North Korea fired a test missile Wednesday morning, but the launch failed, U.S. and South Korean officials have confirmed.
“U.S. Pacific Command detected what we assess was a failed North Korean missile launch attempt the morning of March 22 in Korea (12:49 p.m. Hawaii time) in the vicinity of Kalma,” said Cmdr. David Benham, a spokesman for U.S. Pacific Command. “A missile appears to have exploded within seconds of launch. We are working with our interagency partners on a more detailed assessment. We continue to monitor North Korea’s actions closely.”
South Korea’s Ministry of Defense confirmed the failed launch. A ministry spokesman initially said four missiles were fired, but he later corrected that figure, saying it was one missile.
The North Korean missile was launched near Kalma in eastern Wonsan province, where North Korea previously attempted to launch its mobile-launched Musudan intermediate-range ballistic missile.

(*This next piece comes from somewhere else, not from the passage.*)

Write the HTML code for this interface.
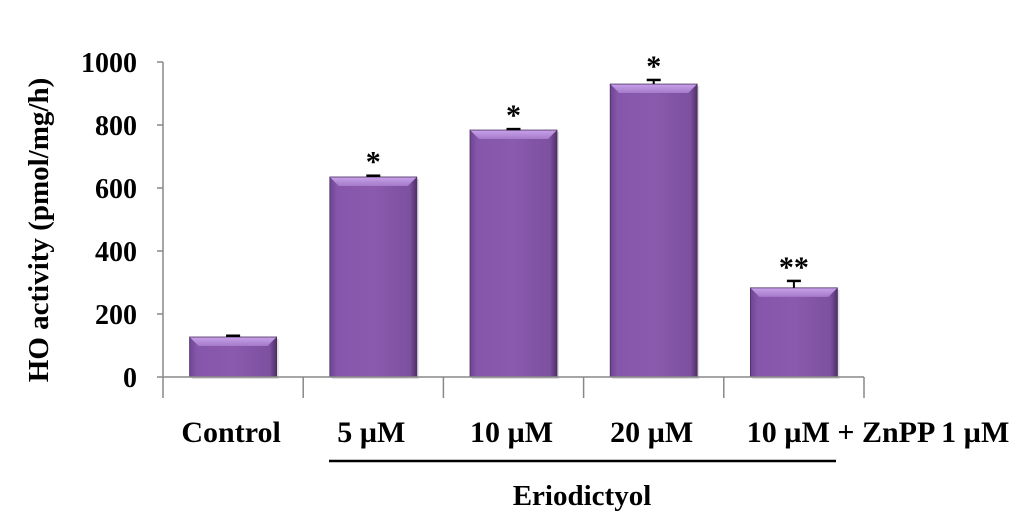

U.S. officials said that in recent days, activity was apparent in Wonsan indicating that another possible Musudan missile launch was likely.
Believed to have a minimum range of 1,500 miles, the missile is of concern to U.S. officials because mobile-launched missiles are hard to track and can be fired on short notice.
But North Korea has not had much success in testing the missile: Seven of eight Musudan launches last year were spectacular failures.
U.S. officials have still not made an assessment of what type of missile was fired in the latest launch.